После эротических фантазий Спрангера и Гольциуса и роскошного животного изобилия Рубенса кажется, что скромное тело, от которого произошла северная нагота, никогда вновь не станет объектом искусства. Но около 1631 года появились два офорта с изображениями обнаженных женщин, где жалкая несообразность плоти запечатлена более решительно, чем в любом другом произведении до или после. Это были произведения юного голландца, тогда известного в основном своими рисунками нищих и выразительных голов, Рембрандта ван Рейна. Что было у него на уме, когда он ощутил желание запечатлеть эти болезненные видения человеческой наготы? Прежде всего, несомненно, нечто вроде вызывающей честности. Хотя Рембрандт с готовностью усваивал любой прием, который мог бы привнести что-то в развитие его мастерства, он не был способен принять формулу, ставившую под угрозу правдивость его видения; такой преимущественно была та искусственная форма, которую его современники, даже его земляки, согласились применить к обнаженному телу. В знак протеста он свернул с этого пути, чтобы отыскать самое несуразное тело, какое только можно себе представить, и подчеркнуть его самые непривлекательные черты. У немногих молодых женщин Амстердама (а судя по лицу женщине, сидящей на холме, нет и тридцати) мог быть такой большой и бесформенный живот. Мы с трудом заставляем себя задержать на ней взгляд; и именно это, как я себе представляю, входило в замысел Рембрандта. Во втором офорте фигура менее чудовищна, но вызов классицизму более явный, поскольку жирное, обрюзгшее создание наделено атрибутами Дианы (ил. 272). Рисунок к офорту из Британского музея раскрывает замысел Рембрандта, демонстрируя молодую голландку с обычной внешностью и физическими данными. В офорте зафиксирована каждая мешковатая форма, каждая оскорбительная складка — все то, что при изображении наготы обычно сглаживается; но, по мнению Рембрандта, мы должны это видеть. Протест, подразумевавшийся в этих двух офортах, не остался незамеченным. Поэт Андрис Пелс в своей поэме «Польза и вред театра» описывает эти офорты во всех подробностях и сетует на то, что Рембрандту пришлось неправильно распорядиться своим большим дарованием:
Пелс выражает не только мнение своих современников, но, вероятно, и собственное оправдание Рембрандта, это обращение к природе против правил, — вечно повторяемый боевой клич всех великих революционеров в искусстве[199].

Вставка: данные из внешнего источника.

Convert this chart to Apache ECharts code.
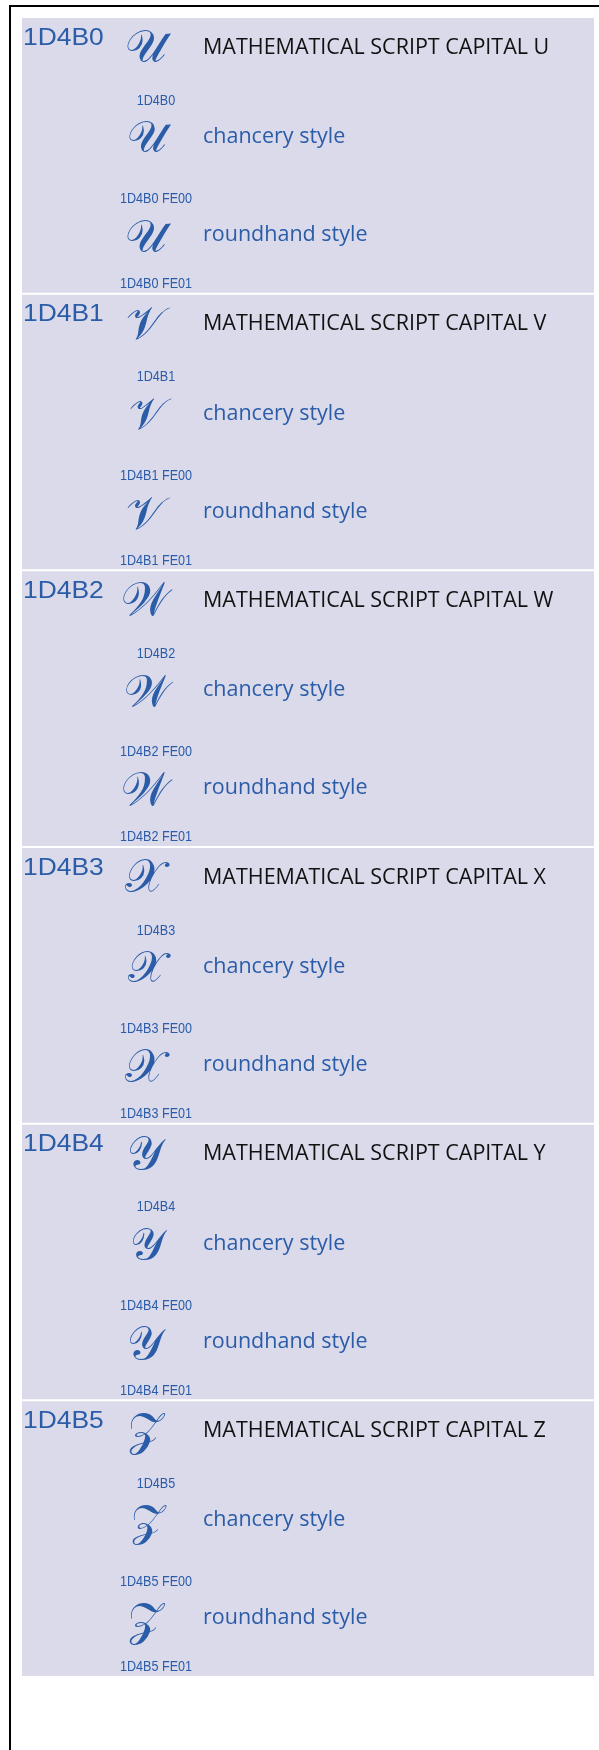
<!DOCTYPE html>
<html>
<head>
<meta charset="utf-8">
<script src="https://cdn.jsdelivr.net/npm/echarts@6/dist/echarts.min.js"></script>
<style>
html,body{margin:0;padding:0;background:#fff;}
#main{width:599px;height:1750px;}
</style>
</head>
<body>
<div id="main"></div>
<script>
// ---- data ----
const codes = ['1D4B0', '1D4B1', '1D4B2', '1D4B3', '1D4B4', '1D4B5'];
const names = [
  'MATHEMATICAL SCRIPT CAPITAL U',
  'MATHEMATICAL SCRIPT CAPITAL V',
  'MATHEMATICAL SCRIPT CAPITAL W',
  'MATHEMATICAL SCRIPT CAPITAL X',
  'MATHEMATICAL SCRIPT CAPITAL Y',
  'MATHEMATICAL SCRIPT CAPITAL Z'
];
const glyphs = ['\u{1D4B0}', '\u{1D4B1}', '\u{1D4B2}', '\u{1D4B3}', '\u{1D4B4}', '\u{1D4B5}'];
const variantLabels = ['chancery style', 'roundhand style'];
const selectors = ['FE00', 'FE01'];

// ---- styles ----
const BLUE = '#2a5ca8';
const PANEL = '#dbdaeb';
const CODE_FONT = "'Liberation Sans', Arial, sans-serif";
const TEXT_FONT = "'Open Sans', 'Noto Sans', sans-serif";
const GLYPH_FONT = "'DejaVu Serif', 'DejaVu Sans', 'Noto Sans', serif";

const chart = echarts.init(document.getElementById('main'), null, {renderer: 'canvas'});

function txt(text, x, y, size, family, color, align, sx) {
  const el = {
    type: 'text',
    style: {
      text: text, x: 0, y: 0,
      fontSize: size, fontFamily: family,
      fill: color, align: align || 'left', verticalAlign: 'middle'
    },
    x: x, y: y
  };
  if (sx) { el.scaleX = sx; }
  return el;
}

function renderItem(params, api) {
  const i = api.value(0);
  const p0 = api.coord([0, i]);
  const p1 = api.coord([1, i + 1]);
  const L = p0[0], T = p0[1];
  const W = p1[0] - p0[0], H = p1[1] - p0[1] - 2;
  const gx = L + 123;   // glyph column centre
  const cx = L + 134;   // small code centre
  const tx = L + 181;   // text column
  const code = codes[i];
  const children = [
    {type: 'rect', shape: {x: L, y: T, width: W, height: H}, style: {fill: PANEL}},
    txt(code, L + 1, T + 20, 24, CODE_FONT, BLUE, 'left', 1.1),
    txt(glyphs[i], gx, T + 32, 46, GLYPH_FONT, BLUE, 'center'),
    txt(names[i], tx, T + 29.5, 21.5, TEXT_FONT, '#111111'),
    txt(code, cx, T + 82.5, 15, CODE_FONT, BLUE, 'center', 0.84),
    txt(glyphs[i] + '\uFE00', gx + 2, T + 123, 44, GLYPH_FONT, BLUE, 'center'),
    txt(variantLabels[0], tx, T + 119, 21.5, TEXT_FONT, BLUE),
    txt(code + ' ' + selectors[0], cx, T + 181, 15, CODE_FONT, BLUE, 'center', 0.84),
    txt(glyphs[i] + '\uFE01', gx, T + 222, 46, GLYPH_FONT, BLUE, 'center'),
    txt(variantLabels[1], tx, T + 217, 21.5, TEXT_FONT, BLUE),
    txt(code + ' ' + selectors[1], cx, T + 266, 15, CODE_FONT, BLUE, 'center', 0.84)
  ];
  return {type: 'group', children: children};
}

chart.setOption({
  animation: false,
  backgroundColor: '#ffffff',
  grid: {left: 22, right: 5, top: 18, height: 1660},
  xAxis: {type: 'value', min: 0, max: 1, show: false},
  yAxis: {type: 'value', min: 0, max: codes.length, inverse: true, show: false},
  graphic: [
    {type: 'rect', shape: {x: 10, y: 6, width: 700, height: 2000},
     style: {fill: 'none', stroke: '#000', lineWidth: 2}, z: 100}
  ],
  series: [{
    type: 'custom',
    clip: false,
    data: codes.map((c, i) => [i]),
    encode: {y: 0},
    renderItem: renderItem
  }]
});
</script>
</body>
</html>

Но есть и то, что критики, естественно, не разглядели, ибо это стало ясно только в последние годы жизни Рембрандта, то, в чем художник не мог себе признаться, есть другой импульс, помимо вызывающей правдивости, побудивший его сделать эти офорты, — жалость. Возможно, какая-то доля любопытства заставляла его исследовать эти складки жира, но чувства, которые они в нем вызывали, отличались от холодного отвращения, какое вызвала у Дюрера женская купальня. Еще более отличаются они от многих изображений несчастного тела — толстяков, калек, пьяных старух и т. п., — которые дошли до нас со времен античности. Иногда, как в «Старом рыбаке», так сильно потрясшем Винкельмана, этот эллинистический реализм достигает благородного стоицизма. Но в них нет и намека на жалость. Большинство этих произведений, я полагаю, считались смешными и были популярны, потому что льстили чувству превосходства зрителя. Они — среди многих элементов античной культуры, которые даже неверующего заставляют быть благодарным христианству. Для Рембрандта, верховного толкователя библейского христианства, безобразие, бедность и другие несчастья нашей физической жизни были не абсурдными, но неизбежными (вероятно, он мог бы сказать — естественными) и способными к излучению духа, так как освобождали от всякой гордости.